[BEGIN Supplied material]

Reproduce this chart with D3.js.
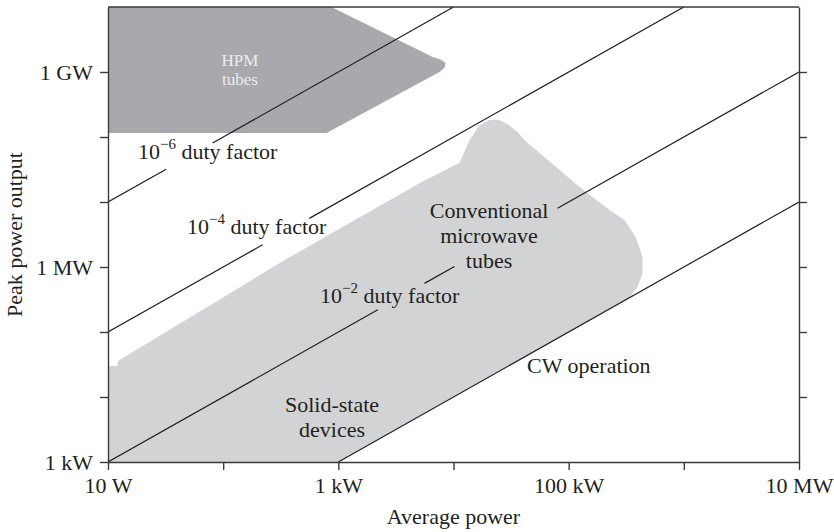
<!DOCTYPE html>
<html>
<head>
<meta charset="utf-8">
<script src="https://cdn.jsdelivr.net/npm/d3@7"></script>
<style>
  body { margin: 0; background: #fff; }
  text { font-family: "Liberation Serif", "DejaVu Serif", serif; fill: #231f20; }
</style>
</head>
<body>
<script>
var w = 834;
var h = 532;
var margin = {top: 7, right: 35, bottom: 70, left: 108};
var fontSize = 22;

// axis ticks (watts)
var xTicks = [1e1, 1e2, 1e3, 1e4, 1e5, 1e6, 1e7];
var xTickLabels = {1e1: '10 W', 1e3: '1 kW', 1e5: '100 kW', 1e7: '10 MW'};
var yTicks = [1e3, 1e4, 1e5, 1e6, 1e7, 1e8, 1e9, 1e10];
var yTickLabels = {1e3: '1 kW', 1e6: '1 MW', 1e9: '1 GW'};

// HPM tubes region: average power, peak power
var hpmAvg  = [10, 870, 6600, 7730, 8530, 8370, 7570, 790, 10];
var hpmPeak = [1e10, 1e10, 1.7e9, 1.56e9, 1.37e9, 1.17e9, 1.0e9, 1.15e8, 1.15e8];

// conventional microwave tubes + solid-state region
var convAvg  = [10, 10, 12, 12.3, 342, 5100, 11300, 13800, 16900, 20600, 24200, 29500, 35100,
                42900, 124000, 226000, 305000, 381000, 438000, 438000, 397000, 338000, 1000];
var convPeak = [1e3, 3.0e4, 3.0e4, 3.6e4, 1.28e6, 1.96e7, 4.0e7, 9.0e7, 1.53e8, 1.83e8, 1.86e8, 1.58e8, 1.24e8,
                8.47e7, 1.72e7, 7.5e6, 5.28e6, 2.9e6, 1.43e6, 8.1e5, 4.92e5, 338000, 1000];

// duty factor lines and the gaps (avg power) left for their labels
var dutyFactors = [1e-6, 1e-4, 1e-2, 1];
var dutyGaps = [
  [[32, 81]],
  [[220, 560]],
  [[2200, 5600], [10200, 80000]],
  []
];

var svg = d3.select('body')
  .append('svg')
  .attr('width', w)
  .attr('height', h);

var x = d3.scaleLog().domain([1e1, 1e7]).range([margin.left, w - margin.right]);
var y = d3.scaleLog().domain([1e3, 1e10]).range([h - margin.bottom, margin.top]);

svg.append('clipPath').attr('id', 'plot')
  .append('rect')
  .attr('x', x(1e1)).attr('y', y(1e10))
  .attr('width', x(1e7) - x(1e1)).attr('height', y(1e3) - y(1e10));

var area = d3.line()
  .x(function(d) { return x(d[0]); })
  .y(function(d) { return y(d[1]); })
  .curve(d3.curveLinearClosed);

var g = svg.append('g').attr('clip-path', 'url(#plot)');

g.append('path')
  .attr('d', area(d3.zip(hpmAvg, hpmPeak)))
  .attr('fill', '#a7a9ac');

g.append('path')
  .attr('d', area(d3.zip(convAvg, convPeak)))
  .attr('fill', '#d1d3d4');

// duty factor lines, split around their labels
dutyFactors.forEach(function(df, i) {
  var start = Math.max(1e1, 1e3 * df);
  var end = Math.min(1e7, 1e10 * df);
  var cuts = [start];
  dutyGaps[i].forEach(function(gap) { cuts.push(gap[0], gap[1]); });
  cuts.push(end);
  for (var k = 0; k < cuts.length; k += 2) {
    g.append('line')
      .attr('x1', x(cuts[k])).attr('y1', y(cuts[k] / df))
      .attr('x2', x(cuts[k + 1])).attr('y2', y(cuts[k + 1] / df))
      .attr('stroke', '#231f20')
      .attr('stroke-width', 1.2);
  }
});

// axes
var axisColor = '#3a3a3a';
function fmt(labels) {
  return function(d) { return labels[d] || ''; };
}
var bottom = svg.append('g')
  .attr('transform', 'translate(0,' + y(1e3) + ')')
  .call(d3.axisBottom(x).tickValues(xTicks).tickFormat(fmt(xTickLabels)).tickSize(8).tickSizeOuter(0).tickPadding(7));
var left = svg.append('g')
  .attr('transform', 'translate(' + x(1e1) + ',0)')
  .call(d3.axisLeft(y).tickValues(yTicks.slice(0, -1)).tickFormat(fmt(yTickLabels)).tickSize(8).tickSizeOuter(0).tickPadding(7));
var right = svg.append('g')
  .attr('transform', 'translate(' + x(1e7) + ',0)')
  .call(d3.axisRight(y).tickValues(yTicks.slice(1, -1)).tickFormat('').tickSize(8).tickSizeOuter(0));
svg.append('line')
  .attr('x1', x(1e1)).attr('x2', x(1e7))
  .attr('y1', y(1e10)).attr('y2', y(1e10))
  .attr('stroke', axisColor).attr('stroke-width', 1.4);

[bottom, left, right].forEach(function(a) {
  a.selectAll('path, line').attr('stroke', axisColor).attr('stroke-width', 1.4);
  a.selectAll('text')
    .attr('font-family', '"Liberation Serif", serif')
    .attr('font-size', fontSize)
    .attr('fill', '#231f20');
});

// axis titles
svg.append('text')
  .attr('x', (x(1e1) + x(1e7)) / 2)
  .attr('y', 524)
  .attr('text-anchor', 'middle')
  .attr('font-size', fontSize)
  .text('Average power');
svg.append('text')
  .attr('transform', 'translate(22,' + (y(1e3) + y(1e10)) / 2 + ') rotate(-90)')
  .attr('text-anchor', 'middle')
  .attr('font-size', fontSize)
  .text('Peak power output');

// annotations
function dutyLabel(px, py, exp) {
  var t = svg.append('text').attr('x', px).attr('y', py).attr('font-size', fontSize);
  t.append('tspan').text('10');
  t.append('tspan').attr('font-size', 15).attr('dy', -10).text('\u2212' + exp);
  t.append('tspan').attr('dy', 10).text(' duty factor');
}
dutyLabel(138, 159, 6);
dutyLabel(187, 234, 4);
dutyLabel(320, 303, 2);

function block(cx, lines, y0, step, size, color) {
  lines.forEach(function(s, i) {
    svg.append('text')
      .attr('x', cx).attr('y', y0 + i * step)
      .attr('text-anchor', 'middle')
      .attr('font-size', size)
      .style('fill', color)
      .text(s);
  });
}
block(240, ['HPM', 'tubes'], 66, 19, 17, '#ececec');
block(489, ['Conventional', 'microwave', 'tubes'], 218, 25, fontSize, '#231f20');
block(332, ['Solid-state', 'devices'], 412, 25, fontSize, '#231f20');
svg.append('text').attr('x', 527).attr('y', 373).attr('font-size', fontSize).text('CW operation');
</script>
</body>
</html>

[END Supplied material]

■ What is asked
Exactly reproduce the run of lines from the start of the listing through the line with "var fontSize = 22;", inclusive; pictures are not copied.

■ Finished task
Reproduce this chart with D3.js.
<!DOCTYPE html>
<html>
<head>
<meta charset="utf-8">
<script src="https://cdn.jsdelivr.net/npm/d3@7"></script>
<style>
  body { margin: 0; background: #fff; }
  text { font-family: "Liberation Serif", "DejaVu Serif", serif; fill: #231f20; }
</style>
</head>
<body>
<script>
var w = 834;
var h = 532;
var margin = {top: 7, right: 35, bottom: 70, left: 108};
var fontSize = 22;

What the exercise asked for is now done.